The conclusion is immediate. If in our prayer we see the reality of who we are, God’s children, his heirs, to whom he wants to entrust the tasks of his kingdom, it is very likely that any temptation will not penetrate us, as it happened to Jesus, when he answered the devil by remembering what was written, the plan that our heavenly Father had for Christ and for each one of us.

We will realize that we are not alone. In particular, the angels accompany us, as the Gospel says: Do not despise one of these little ones, for I tell you that their angels in heaven always see the face of my Father in heaven (Mt 18: 10).

Most people don’t talk about the guardian angel these days. Many Christians consider it to be a decorative character, existing only in our imagination and the pious cards of the 19th century, to remind children of God’s will.

Some of us would like to have almost physical evidence of the presence of the angels, but it happens to us like the two little fish in the brief tale:

There are two young fish swimming along and they happen to meet an older fish swimming the other way, who nods at them and says “Good morning, boys. How’s the water?” And the two young fish swim on for a bit, and then eventually one of them looks over at the other and goes “What is water?”
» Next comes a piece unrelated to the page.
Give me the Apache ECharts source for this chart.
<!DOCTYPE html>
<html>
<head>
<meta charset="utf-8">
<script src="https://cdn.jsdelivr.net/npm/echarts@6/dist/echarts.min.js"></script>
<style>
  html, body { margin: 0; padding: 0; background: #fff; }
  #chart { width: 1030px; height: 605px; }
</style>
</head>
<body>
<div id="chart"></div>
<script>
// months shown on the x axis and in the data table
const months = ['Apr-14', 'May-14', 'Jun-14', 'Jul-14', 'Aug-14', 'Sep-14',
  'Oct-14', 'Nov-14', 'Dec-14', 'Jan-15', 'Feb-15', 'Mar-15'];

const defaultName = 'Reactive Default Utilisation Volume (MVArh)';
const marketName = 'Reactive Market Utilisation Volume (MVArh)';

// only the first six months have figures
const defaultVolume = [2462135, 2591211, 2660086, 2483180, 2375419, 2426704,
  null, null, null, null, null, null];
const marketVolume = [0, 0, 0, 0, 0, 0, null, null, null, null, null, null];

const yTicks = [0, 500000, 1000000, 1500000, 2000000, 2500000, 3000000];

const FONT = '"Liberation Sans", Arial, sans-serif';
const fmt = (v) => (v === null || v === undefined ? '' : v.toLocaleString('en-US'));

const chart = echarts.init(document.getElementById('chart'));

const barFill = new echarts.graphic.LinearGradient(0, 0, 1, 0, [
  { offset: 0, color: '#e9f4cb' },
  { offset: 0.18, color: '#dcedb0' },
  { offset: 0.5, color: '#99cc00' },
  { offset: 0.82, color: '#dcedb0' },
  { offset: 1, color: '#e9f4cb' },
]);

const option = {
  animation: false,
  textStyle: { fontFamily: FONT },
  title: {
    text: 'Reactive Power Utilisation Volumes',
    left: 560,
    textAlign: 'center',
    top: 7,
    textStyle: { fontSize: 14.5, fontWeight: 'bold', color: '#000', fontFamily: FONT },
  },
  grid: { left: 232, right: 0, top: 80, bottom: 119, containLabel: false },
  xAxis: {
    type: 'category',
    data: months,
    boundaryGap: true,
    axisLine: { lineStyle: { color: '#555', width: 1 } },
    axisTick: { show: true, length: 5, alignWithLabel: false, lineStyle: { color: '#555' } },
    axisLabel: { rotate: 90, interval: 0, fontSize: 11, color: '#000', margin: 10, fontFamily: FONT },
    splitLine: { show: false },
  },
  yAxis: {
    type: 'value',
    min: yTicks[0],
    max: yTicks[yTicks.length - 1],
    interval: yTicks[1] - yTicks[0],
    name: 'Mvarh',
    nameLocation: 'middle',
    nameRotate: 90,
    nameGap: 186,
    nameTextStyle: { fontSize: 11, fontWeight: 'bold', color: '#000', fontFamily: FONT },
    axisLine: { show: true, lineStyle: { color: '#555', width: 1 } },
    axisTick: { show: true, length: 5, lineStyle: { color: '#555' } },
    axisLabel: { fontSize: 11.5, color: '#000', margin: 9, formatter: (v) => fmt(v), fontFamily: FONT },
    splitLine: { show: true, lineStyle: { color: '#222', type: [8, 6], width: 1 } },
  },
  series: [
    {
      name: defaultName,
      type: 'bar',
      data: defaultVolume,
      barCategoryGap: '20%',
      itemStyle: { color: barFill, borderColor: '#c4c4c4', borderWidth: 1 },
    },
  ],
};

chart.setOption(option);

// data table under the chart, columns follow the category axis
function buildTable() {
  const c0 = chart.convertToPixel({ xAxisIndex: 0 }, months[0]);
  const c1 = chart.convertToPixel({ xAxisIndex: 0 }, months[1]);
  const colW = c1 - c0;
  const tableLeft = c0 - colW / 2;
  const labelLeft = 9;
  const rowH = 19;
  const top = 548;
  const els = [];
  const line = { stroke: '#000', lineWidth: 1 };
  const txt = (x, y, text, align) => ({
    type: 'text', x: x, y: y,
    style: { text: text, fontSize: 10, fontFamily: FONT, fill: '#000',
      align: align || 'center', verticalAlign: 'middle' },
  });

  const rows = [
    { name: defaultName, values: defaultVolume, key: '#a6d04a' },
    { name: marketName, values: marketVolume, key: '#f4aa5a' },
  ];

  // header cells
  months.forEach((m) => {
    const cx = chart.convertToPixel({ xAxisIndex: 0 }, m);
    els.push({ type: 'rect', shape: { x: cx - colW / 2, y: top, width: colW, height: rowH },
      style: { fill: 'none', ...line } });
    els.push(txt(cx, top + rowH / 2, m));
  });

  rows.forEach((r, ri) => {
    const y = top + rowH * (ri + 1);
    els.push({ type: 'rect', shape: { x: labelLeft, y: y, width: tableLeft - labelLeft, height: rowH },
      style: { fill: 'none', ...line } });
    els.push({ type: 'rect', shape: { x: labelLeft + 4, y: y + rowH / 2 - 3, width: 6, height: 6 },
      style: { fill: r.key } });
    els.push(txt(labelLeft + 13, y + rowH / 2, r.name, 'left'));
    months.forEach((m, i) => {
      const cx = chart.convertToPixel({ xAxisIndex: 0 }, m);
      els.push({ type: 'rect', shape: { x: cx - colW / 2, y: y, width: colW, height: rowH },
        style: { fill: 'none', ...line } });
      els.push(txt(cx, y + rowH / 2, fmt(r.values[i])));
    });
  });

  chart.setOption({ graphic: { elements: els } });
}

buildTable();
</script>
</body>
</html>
Our guardian angel is in our thoughts, moving our heart, our feelings, to subtly, more subtly than the devil, but with greater power, get us out of the labyrinths of life. Pope Francis reminded us:

Our angel is not only with us, he also sees God the Father, he is the daily bridge, from the moment we arise to the moment we go to bed. The angel is the daily gateway to transcendence, to the encounter with the Father. The angel helps me to go forward because he looks upon the Father and he knows the way (OCT 2, 2018).
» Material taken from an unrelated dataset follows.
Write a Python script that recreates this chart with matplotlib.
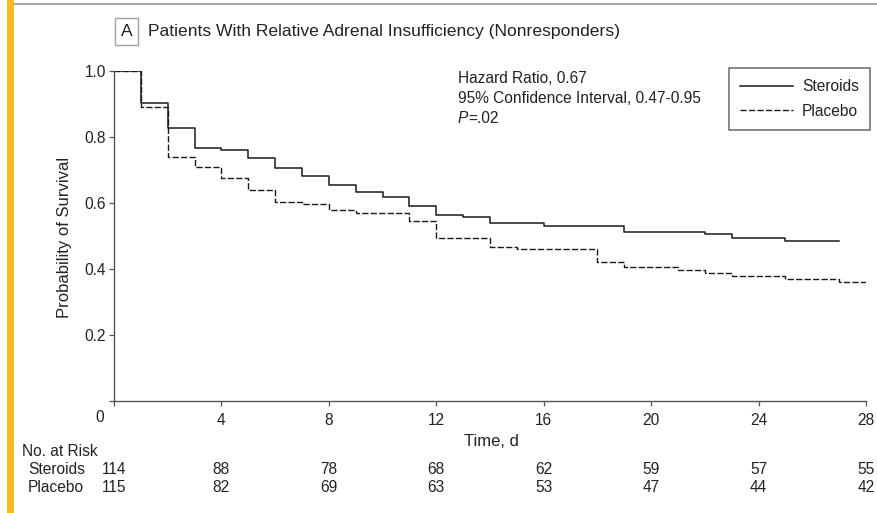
import matplotlib
matplotlib.use("Agg")
import matplotlib.pyplot as plt
from matplotlib.patches import Rectangle
from matplotlib.lines import Line2D
import matplotlib.transforms as mtransforms

plt.rcParams['font.family'] = ['Liberation Sans', 'DejaVu Sans']

# Kaplan-Meier step data (time in days, survival probability)
steroid_t = [0, 1, 2, 3, 4, 5, 6, 7, 8, 9, 10, 11, 12, 13, 14, 16, 19, 22, 23, 25, 27]
steroid_s = [1.0, 0.902, 0.828, 0.766, 0.761, 0.735, 0.707, 0.683, 0.655, 0.634, 0.617,
             0.592, 0.565, 0.559, 0.540, 0.531, 0.512, 0.506, 0.495, 0.486, 0.486]
placebo_t = [0, 1, 2, 3, 4, 5, 6, 7, 8, 9, 11, 12, 14, 15, 18, 19, 21, 22, 23, 25, 27, 28]
placebo_s = [1.0, 0.892, 0.738, 0.710, 0.677, 0.639, 0.604, 0.596, 0.579, 0.571, 0.545,
             0.493, 0.468, 0.460, 0.422, 0.406, 0.397, 0.389, 0.379, 0.369, 0.362, 0.362]

# numbers at risk
risk_days = [0, 4, 8, 12, 16, 20, 24, 28]
risk_steroids = [114, 88, 78, 68, 62, 59, 57, 55]
risk_placebo = [115, 82, 69, 63, 53, 47, 44, 42]

x_ticks = [4, 8, 12, 16, 20, 24, 28]
y_ticks = [0.2, 0.4, 0.6, 0.8, 1.0]

W, H = 877, 513
TXT = '#222222'
AXC = '#555555'
FS = 11.2

fig = plt.figure(figsize=(W / 100, H / 100), dpi=100)
fig.patch.set_facecolor('white')


def fx(px):
    return px / W


def fy(py):
    return 1 - py / H


ax = fig.add_axes([fx(114), fy(401), fx(866) - fx(114), fy(71) - fy(401)])
ax.step(steroid_t, steroid_s, where='post', color='#1a1a1a', lw=1.1, label='Steroids')
ax.step(placebo_t, placebo_s, where='post', color='#1a1a1a', lw=1.0,
        linestyle=(0, (4.5, 1.6)), label='Placebo')

ax.set_xlim(0, 28)
ax.set_ylim(0, 1.0)
for s in ['top', 'right']:
    ax.spines[s].set_visible(False)
for s in ['left', 'bottom']:
    ax.spines[s].set_color(AXC)
    ax.spines[s].set_linewidth(1.0)

ax.set_xticks([0] + x_ticks)
ax.set_xticklabels([''] + [str(t) for t in x_ticks])
ax.set_yticks([0] + y_ticks)
ax.set_yticklabels([''] + ['%.1f' % v for v in y_ticks])
ax.tick_params(axis='both', direction='out', length=3.5, width=0.9, color=AXC,
               labelsize=FS, labelcolor=TXT)
ax.tick_params(axis='x', pad=5)
ax.tick_params(axis='y', pad=2)

fig.text(fx(100), fy(418), '0', ha='center', va='center', fontsize=FS, color=TXT)
fig.text(fx(491), fy(441), 'Time, d', ha='center', va='center', fontsize=12, color=TXT)
fig.text(fx(64), fy(237), 'Probability of Survival', ha='center', va='center',
         rotation=90, fontsize=12, color=TXT)

# panel title with boxed letter
fig.text(fx(126.5), fy(31.5), 'A', ha='center', va='center', fontsize=12.5, color=TXT,
         bbox=dict(boxstyle='square,pad=0.33', fc='white', ec='#a0a0a0', lw=1.0))
fig.text(fx(148), fy(31.5), 'Patients With Relative Adrenal Insufficiency (Nonresponders)',
         ha='left', va='center', fontsize=12.6, color=TXT)

# statistics
fig.text(fx(458), fy(79), 'Hazard Ratio, 0.67', ha='left', va='center', fontsize=FS, color=TXT)
fig.text(fx(458), fy(99), '95% Confidence Interval, 0.47-0.95', ha='left', va='center',
         fontsize=FS, color=TXT)
fig.text(fx(458), fy(119), 'P', ha='left', va='center', fontsize=FS, color=TXT, style='italic')
fig.text(fx(468), fy(119), '=.02', ha='left', va='center', fontsize=FS, color=TXT)

leg = fig.legend(loc='upper right', bbox_to_anchor=(fx(870), fy(68)), frameon=True,
                 fancybox=False, fontsize=FS, handlelength=3.4, handletextpad=0.6,
                 labelspacing=0.6, borderpad=0.72, borderaxespad=0, labelcolor=TXT)
leg.get_frame().set_edgecolor('#444444')
leg.get_frame().set_linewidth(1.1)

# number at risk table
xform = mtransforms.blended_transform_factory(ax.transData, fig.transFigure)
fig.text(fx(22), fy(451), 'No. at Risk', ha='left', va='center', fontsize=FS, color=TXT)
fig.text(fx(28), fy(470), 'Steroids', ha='left', va='center', fontsize=FS, color=TXT)
fig.text(fx(28), fy(488), 'Placebo', ha='left', va='center', fontsize=FS, color=TXT)
for d, a, b in zip(risk_days, risk_steroids, risk_placebo):
    ax.text(d, fy(470), str(a), transform=xform, ha='center', va='center',
            fontsize=FS, color=TXT, clip_on=False)
    ax.text(d, fy(488), str(b), transform=xform, ha='center', va='center',
            fontsize=FS, color=TXT, clip_on=False)

# page decoration: side bar and top rule
fig.add_artist(Rectangle((fx(7), 0), fx(7), 1, transform=fig.transFigure,
                         color='#f6bd1f', lw=0))
fig.add_artist(Line2D([fx(14), 1], [fy(4), fy(4)], transform=fig.transFigure,
                      color='#9a9a9a', lw=1.2))

fig.savefig('out.png', dpi=100)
While we need divine help to overcome temptation, He respects our freedom, as He respected the freedom of the angels who abandoned Him and that of Adam and Eve. I cannot say, “lead us not into temptation”, if I deliberately choose to remain in a situation where I am likely to be tempted. God the Father changes our heart, only rarely the world we are in, the circumstances around us.
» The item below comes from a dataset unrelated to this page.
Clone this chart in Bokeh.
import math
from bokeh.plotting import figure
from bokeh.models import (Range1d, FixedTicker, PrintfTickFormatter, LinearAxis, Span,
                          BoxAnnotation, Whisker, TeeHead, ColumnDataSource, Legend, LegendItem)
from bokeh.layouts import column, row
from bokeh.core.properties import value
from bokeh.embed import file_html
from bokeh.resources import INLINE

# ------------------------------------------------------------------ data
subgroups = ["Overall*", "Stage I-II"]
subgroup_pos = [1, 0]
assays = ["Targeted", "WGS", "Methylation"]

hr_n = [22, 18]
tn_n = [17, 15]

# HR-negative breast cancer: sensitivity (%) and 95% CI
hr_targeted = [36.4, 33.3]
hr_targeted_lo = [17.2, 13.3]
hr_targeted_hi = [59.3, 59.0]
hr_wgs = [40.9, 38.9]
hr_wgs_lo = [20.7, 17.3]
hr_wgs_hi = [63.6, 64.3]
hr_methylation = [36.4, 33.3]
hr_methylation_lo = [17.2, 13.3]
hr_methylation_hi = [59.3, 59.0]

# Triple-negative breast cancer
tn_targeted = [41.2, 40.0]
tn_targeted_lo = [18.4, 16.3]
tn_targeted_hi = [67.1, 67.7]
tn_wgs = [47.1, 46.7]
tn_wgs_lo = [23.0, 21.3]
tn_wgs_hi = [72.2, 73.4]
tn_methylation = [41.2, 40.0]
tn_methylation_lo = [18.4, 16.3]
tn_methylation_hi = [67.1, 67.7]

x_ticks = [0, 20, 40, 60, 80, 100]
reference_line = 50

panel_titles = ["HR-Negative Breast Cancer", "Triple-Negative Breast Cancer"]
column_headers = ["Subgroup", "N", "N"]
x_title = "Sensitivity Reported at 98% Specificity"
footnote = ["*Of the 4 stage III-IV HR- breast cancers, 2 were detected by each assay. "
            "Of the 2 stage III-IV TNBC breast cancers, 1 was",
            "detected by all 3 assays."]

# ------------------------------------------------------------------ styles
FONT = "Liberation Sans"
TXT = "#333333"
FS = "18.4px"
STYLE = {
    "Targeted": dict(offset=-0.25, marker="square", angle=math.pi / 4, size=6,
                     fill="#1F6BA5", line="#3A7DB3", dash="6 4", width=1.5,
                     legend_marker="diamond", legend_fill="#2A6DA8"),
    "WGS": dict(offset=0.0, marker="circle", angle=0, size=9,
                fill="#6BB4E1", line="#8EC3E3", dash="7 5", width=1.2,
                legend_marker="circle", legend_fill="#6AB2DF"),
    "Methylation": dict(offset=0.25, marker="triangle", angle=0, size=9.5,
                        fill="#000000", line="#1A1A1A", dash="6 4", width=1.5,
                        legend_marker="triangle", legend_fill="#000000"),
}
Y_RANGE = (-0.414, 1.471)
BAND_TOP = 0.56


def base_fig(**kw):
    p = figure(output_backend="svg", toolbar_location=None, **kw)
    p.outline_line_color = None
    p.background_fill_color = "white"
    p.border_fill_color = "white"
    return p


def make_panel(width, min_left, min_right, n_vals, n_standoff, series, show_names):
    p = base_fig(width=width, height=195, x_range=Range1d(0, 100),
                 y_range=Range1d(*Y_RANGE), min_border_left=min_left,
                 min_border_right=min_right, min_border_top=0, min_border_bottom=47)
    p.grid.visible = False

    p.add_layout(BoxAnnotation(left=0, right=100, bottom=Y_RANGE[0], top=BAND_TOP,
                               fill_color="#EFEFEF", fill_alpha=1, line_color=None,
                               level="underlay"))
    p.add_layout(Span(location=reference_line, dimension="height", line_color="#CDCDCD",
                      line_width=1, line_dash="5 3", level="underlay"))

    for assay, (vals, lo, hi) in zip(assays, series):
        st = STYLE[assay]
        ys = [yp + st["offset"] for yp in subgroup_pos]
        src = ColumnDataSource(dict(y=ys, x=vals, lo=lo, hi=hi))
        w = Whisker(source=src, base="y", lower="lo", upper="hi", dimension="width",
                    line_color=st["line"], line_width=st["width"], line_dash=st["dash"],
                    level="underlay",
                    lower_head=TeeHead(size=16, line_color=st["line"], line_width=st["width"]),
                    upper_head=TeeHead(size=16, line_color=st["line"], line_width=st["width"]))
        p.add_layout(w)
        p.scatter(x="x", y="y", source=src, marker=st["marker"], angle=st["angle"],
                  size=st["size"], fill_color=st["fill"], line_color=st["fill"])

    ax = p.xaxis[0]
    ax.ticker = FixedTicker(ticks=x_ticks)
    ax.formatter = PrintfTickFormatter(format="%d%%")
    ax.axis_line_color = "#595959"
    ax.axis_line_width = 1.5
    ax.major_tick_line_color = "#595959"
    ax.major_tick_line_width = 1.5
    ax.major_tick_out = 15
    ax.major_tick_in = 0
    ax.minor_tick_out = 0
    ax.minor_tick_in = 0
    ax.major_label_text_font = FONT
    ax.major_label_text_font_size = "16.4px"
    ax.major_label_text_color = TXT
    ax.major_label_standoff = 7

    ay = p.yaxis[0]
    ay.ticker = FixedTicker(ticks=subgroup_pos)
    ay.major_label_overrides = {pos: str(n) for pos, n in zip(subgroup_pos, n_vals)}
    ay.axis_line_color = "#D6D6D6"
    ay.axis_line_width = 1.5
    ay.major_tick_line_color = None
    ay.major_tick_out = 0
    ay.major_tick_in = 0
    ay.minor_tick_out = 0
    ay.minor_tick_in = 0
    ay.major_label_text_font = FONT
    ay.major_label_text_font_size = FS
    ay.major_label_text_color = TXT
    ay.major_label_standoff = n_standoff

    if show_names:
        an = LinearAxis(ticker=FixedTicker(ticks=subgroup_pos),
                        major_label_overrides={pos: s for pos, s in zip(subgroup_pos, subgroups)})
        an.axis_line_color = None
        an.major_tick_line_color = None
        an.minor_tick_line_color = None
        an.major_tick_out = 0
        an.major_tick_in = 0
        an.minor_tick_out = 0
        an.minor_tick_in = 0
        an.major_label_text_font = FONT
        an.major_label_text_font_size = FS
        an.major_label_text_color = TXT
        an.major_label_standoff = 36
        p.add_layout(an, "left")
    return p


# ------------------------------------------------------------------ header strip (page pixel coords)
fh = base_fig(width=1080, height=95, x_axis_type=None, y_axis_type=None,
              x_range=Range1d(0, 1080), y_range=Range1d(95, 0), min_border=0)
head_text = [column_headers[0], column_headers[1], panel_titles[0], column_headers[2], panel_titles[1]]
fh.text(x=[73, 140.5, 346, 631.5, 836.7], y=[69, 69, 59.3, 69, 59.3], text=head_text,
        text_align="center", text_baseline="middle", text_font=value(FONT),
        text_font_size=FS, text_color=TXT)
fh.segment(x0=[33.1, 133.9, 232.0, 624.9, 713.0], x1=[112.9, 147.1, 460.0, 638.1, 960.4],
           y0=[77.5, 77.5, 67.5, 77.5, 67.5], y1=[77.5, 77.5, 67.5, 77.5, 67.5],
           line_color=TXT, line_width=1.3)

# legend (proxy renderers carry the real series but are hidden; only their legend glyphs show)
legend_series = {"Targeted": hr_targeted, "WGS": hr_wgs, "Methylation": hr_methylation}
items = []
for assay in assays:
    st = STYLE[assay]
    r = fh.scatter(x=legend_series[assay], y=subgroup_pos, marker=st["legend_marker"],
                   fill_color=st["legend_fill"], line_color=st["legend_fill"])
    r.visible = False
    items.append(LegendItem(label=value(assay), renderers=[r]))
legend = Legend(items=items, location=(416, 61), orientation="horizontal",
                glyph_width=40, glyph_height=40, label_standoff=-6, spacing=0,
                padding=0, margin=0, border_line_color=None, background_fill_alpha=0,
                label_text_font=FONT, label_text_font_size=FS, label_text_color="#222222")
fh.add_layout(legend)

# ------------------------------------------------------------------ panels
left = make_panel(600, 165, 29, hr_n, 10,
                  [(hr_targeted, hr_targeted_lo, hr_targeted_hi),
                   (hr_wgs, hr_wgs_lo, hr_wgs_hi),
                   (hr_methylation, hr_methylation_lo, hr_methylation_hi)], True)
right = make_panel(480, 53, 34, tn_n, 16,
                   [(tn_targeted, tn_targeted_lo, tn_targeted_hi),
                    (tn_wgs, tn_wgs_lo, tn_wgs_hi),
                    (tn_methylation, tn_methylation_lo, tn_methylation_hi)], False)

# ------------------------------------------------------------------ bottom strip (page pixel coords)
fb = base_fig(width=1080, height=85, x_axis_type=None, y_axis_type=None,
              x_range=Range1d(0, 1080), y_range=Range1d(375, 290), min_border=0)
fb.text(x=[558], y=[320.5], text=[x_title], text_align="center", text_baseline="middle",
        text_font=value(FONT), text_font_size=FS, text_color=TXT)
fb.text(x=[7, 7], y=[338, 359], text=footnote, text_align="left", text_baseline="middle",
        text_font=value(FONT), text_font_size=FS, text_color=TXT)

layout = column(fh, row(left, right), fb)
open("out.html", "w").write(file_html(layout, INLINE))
This reminds me of the story of a little boy who desperately wanted a new bicycle. His plan was to save to save all his coins, even the smallest ones, until he finally had enough to buy a new 10- speed bike. Each night he asked God to help him save his money. Kneeling beside his bed, he prayed: Dear Lord, please help me save my money for a new bike, and please, Lord, don’t let the ice cream man come down the street again tomorrow.

Sometimes we have to run away from temptation and we each know how this happens in our lives. And at other times, we have to prepare our hearts in advance for the moments when we know that danger awaits us. That is the preventive medicine whose effectiveness does not depend on God, but on my diligence.

Jesus had been doing this for days and nights, so he remembered the teaching of Scripture when he needed it, in the moments of temptation.

 

Some Points for Personal Reflection.

  1. Can I improve my reflection on the Gospel lessons, so that they can serve me in moments of struggle with the passions?
  2. Do I dedicate any moment of the day to bring to my memory the presence of God and His angels, even if I feel nothing?
  3. Do I realize how the pride of life separates me from God and from my neighbor? That is the essential objective of the devil.
  4. Think of one situation when you overcame the temptation of lust… afterward, did you have experience of strength and peace? That is your Heavenly Father commending you, and guiding you toward Him…
  5. The devil does not want you to reach complete union with your Heavenly Father… so he separates you and with insinuations, brings you to look only at yourself… did you notice that you are downtrodden, and you don’t have energy to talk with people, or be interested in them. Or you have anxiety attacks because yo feel you are alone, and you will be harmed…?
  6. Can you identify your typical temptations, that is the grace your Heavenly Father is giving… Run away as if it were fire, and cling to the opposite virtue, terrain that belongs to Christ (Gal 5:16-22).